Il y a ce que l’on veut dévoiler, et ce que l’on veut suggérer… C’est très exigeant, je trouve, de demander à des comédiens d’imaginer comment on se meut, comment on se comporte dans un contexte tellement éloigné du leur, comment rendre ça authentique, et pas trop abstrait. C’est pour ça aussi que l’on a filmé très proche de corps, de façon très fluide, en créant une sorte de danse entre la caméra et les acteurs. Je répétais sans cesse à ma cheffe opératrice Virginie Surdej: « Il faut que ça respire! » On a tourné en pellicule, mais en 16mm. L’avantage par rapport au 35, c’est que l’on peut bouger plus facilement. Toutes les répétitions se sont faites en mouvement. On leur a laissé vivre les scènes pleinement.
Leurs corps sont tellement remplis de force et d’envie, alors qu’il n’y a pas de guerre, rien. Il faut faire surgir et sortir toute cette énergie, évacuer les désirs volcaniques qui résident en nous. J’ai beaucoup travaillé notamment avec Sam Louwyck, qui est également chorégraphe en plus d’être comédien. On a fait des ateliers de danse avec lui en Belgique. C’était un peu comme sculpter. Chercher beaucoup, rassembler beaucoup de matière, et puis purger, épurer.
On a l’impression qu’ils racontent une histoire avec leurs corps qu’ils ne peuvent raconter avec des mots. Ils semblent prisonniers d’un mythe fondateur, que Luka va déconstruire peu à peu?
Ils vivent dans le mythe d’un ennemi qui n’existe pas, d’une guerre qu’on attend. Il n’y a pas de place pour se raconter d’autres récits.
C’est un motif classique dans l’Histoire, quand on commence à poser des questions, c’est là que vient le trouble, le danger. On déstabilise le système. C’est un premier pas vers l’inconnu, avant même d’envisager la liberté. Sans cette illusion, ils n’ont plus rien. La peur est une arme pour les garder dans leur aveuglement, la fatigue et le travail aussi, qui ne laissent pas de place pour le questionnement.

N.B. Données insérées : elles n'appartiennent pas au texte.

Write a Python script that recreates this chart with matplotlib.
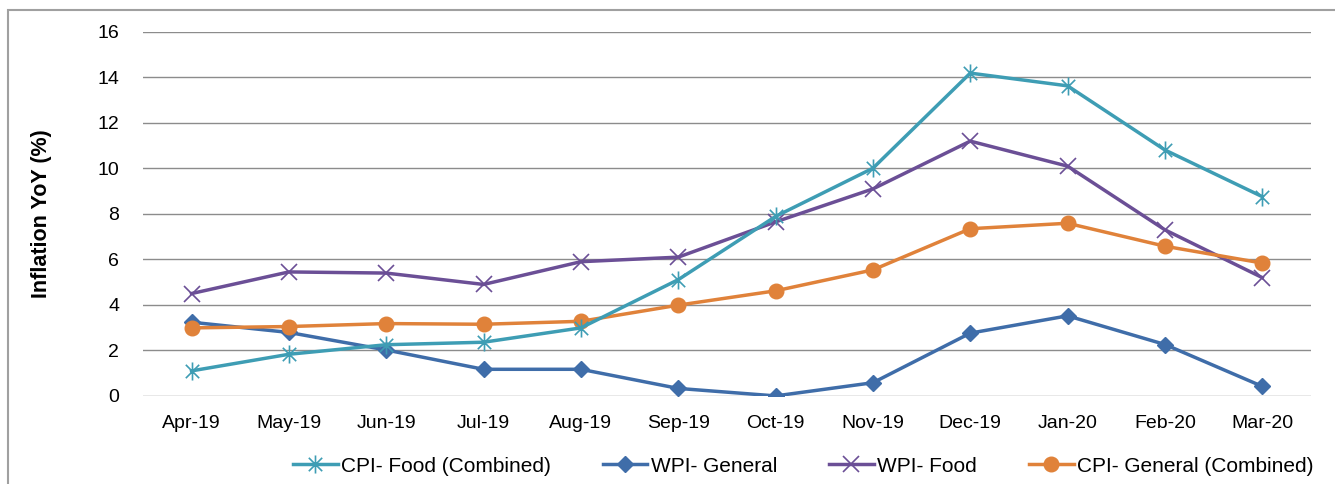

Quel était le plus grand défi pour vous?
C’était de filmer l’attente! de filmer l’attente en fait. L’histoire, ce sont des gens qui attendent, quelque chose qui n’arrive pas. Au cinéma, c’est un défi. Alors on raconte les corps, les amitiés, les relations qui se nouent. L‘un des personnages principaux du film, c’est le temps. Et dans les premières versions du scénario, il y avait 30, 40, 50 fois: « Il regarde l’horizon » (rires). Mon travail en temps que cinéaste a été de sculpter le temps.
Le livre a été écrit il y a 70 ans, le film se passe dans un futur lointain, qu’est-ce qu’il dit d’aujourd’hui?
On est cerné d’urgences, environnementales déjà. Il y a une angoisse collective sur le destin de la planète. La catastrophe climatique, l’absurdité des guerres qui ont encore lieu aujourd’hui, la posture militaire et ce besoin d’avoir un ennemi. On n’a l’impression que l’on n’a rien appris, parfois.